Pelkmans, Jacques (2012) The Economics of Single Market Regulation. Bruges European Economic Policy Briefing 25/2012. [Policy Paper]
Abstract
In the vast domain of the internal market, ‘regulation’ is EU’s core business. Therefore, a good appreciation of European economic integration requires a sound analytical economic perspective of EU regulation. Since the Single European Act, economists have gradually improved the economic analysis of EU regulation. EU policy-makers began to accept cost/benefit analysis with the Maastricht treaty and nowadays the rigorous logic of Better Regulation and regulatory impact analysis has become routine in the EU circuit, although less with the EU legislator (EP and Council).

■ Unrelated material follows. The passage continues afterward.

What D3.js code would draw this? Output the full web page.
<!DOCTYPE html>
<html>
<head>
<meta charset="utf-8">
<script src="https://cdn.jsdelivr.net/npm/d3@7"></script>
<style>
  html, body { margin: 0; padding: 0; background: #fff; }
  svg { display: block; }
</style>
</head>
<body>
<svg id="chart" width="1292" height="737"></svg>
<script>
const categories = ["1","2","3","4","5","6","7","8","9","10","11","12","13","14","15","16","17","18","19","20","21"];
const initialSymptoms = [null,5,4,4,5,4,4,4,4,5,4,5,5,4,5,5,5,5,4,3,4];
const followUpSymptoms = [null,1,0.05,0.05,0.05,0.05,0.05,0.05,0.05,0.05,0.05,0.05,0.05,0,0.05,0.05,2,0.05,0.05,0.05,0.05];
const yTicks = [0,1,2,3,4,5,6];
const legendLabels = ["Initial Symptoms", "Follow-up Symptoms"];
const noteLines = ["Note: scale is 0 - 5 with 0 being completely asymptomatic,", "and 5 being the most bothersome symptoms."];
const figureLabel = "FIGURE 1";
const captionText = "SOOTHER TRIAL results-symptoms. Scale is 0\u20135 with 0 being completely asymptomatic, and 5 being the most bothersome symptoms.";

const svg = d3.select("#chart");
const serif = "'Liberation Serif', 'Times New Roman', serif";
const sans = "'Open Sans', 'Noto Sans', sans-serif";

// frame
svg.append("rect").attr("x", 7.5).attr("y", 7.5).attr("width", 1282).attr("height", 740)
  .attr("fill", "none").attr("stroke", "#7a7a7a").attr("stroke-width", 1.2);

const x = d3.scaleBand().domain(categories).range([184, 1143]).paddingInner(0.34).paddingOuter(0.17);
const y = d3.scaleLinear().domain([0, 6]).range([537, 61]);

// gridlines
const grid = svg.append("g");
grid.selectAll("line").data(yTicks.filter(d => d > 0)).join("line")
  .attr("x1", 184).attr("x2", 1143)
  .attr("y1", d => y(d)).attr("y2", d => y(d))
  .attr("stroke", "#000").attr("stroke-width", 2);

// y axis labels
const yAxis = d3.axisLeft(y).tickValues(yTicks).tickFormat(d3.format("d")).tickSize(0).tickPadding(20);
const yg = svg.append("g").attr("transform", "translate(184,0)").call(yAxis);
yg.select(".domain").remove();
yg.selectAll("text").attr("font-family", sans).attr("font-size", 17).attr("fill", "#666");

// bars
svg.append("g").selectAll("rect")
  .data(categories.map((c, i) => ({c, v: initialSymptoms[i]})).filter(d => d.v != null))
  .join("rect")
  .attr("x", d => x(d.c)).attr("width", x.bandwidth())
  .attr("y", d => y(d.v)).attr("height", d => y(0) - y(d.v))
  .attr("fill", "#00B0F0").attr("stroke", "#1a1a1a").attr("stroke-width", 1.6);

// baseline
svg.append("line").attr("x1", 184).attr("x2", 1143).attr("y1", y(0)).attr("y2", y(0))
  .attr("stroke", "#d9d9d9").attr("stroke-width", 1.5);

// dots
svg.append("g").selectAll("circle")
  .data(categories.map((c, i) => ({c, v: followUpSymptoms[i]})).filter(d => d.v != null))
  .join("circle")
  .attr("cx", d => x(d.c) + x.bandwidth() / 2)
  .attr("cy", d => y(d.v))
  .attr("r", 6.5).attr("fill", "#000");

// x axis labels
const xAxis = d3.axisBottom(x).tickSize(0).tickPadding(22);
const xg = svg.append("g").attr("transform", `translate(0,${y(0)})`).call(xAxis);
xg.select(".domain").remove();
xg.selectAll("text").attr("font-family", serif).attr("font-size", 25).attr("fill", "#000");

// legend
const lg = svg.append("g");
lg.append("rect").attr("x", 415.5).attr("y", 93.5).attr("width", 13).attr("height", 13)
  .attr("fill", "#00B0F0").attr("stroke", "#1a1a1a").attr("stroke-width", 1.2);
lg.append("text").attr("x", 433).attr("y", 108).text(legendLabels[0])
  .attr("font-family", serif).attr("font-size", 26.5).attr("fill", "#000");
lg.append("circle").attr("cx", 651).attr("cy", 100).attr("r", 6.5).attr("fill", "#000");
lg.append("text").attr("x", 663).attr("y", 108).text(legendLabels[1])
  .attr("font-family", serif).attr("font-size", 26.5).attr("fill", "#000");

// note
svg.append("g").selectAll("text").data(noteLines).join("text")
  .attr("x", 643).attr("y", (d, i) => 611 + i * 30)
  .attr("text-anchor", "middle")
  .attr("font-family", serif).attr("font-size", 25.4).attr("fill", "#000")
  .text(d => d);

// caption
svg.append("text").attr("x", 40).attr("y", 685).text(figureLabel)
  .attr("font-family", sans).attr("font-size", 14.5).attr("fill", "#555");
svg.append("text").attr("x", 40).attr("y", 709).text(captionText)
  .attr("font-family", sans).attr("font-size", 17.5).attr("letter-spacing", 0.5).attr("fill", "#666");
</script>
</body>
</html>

The present BEEP Briefing provides an accessible survey of the state of the art of the evidence-based, economic approach to EU Single Market regulation. This approach puts the subsidiarity test, proportionality and necessity on a firmer analytical footing and offers a healthy discipline of the precautionary principle. The acceptance of economic, evidence-based regulatory logic has caused a change of mind-sets in the European Commission: EU regulation is now routinely discussed in terms of incentives, asymmetries of information, multiple policy options (instead of going for a single one only), market-based instruments, quantification of benefits and costs, red-tape alerts and cost-effectiveness. Last but not least, this also matters for national regulation. Given an ever deeper and wider internal market than two decades ago, not to speak of the Eurozone, the regulatory autonomy of Member States has to be balanced against the possible consequences of undermining or preventing the ‘proper functioning’ of the internal market. The key words here are pro-competitive reforms and ‘diversity’’, based on distinct national preferences, yet minimizing costly ‘regulatory heterogeneity’ arising from decentralized decision-making but without being rooted in genuine differences in preferences.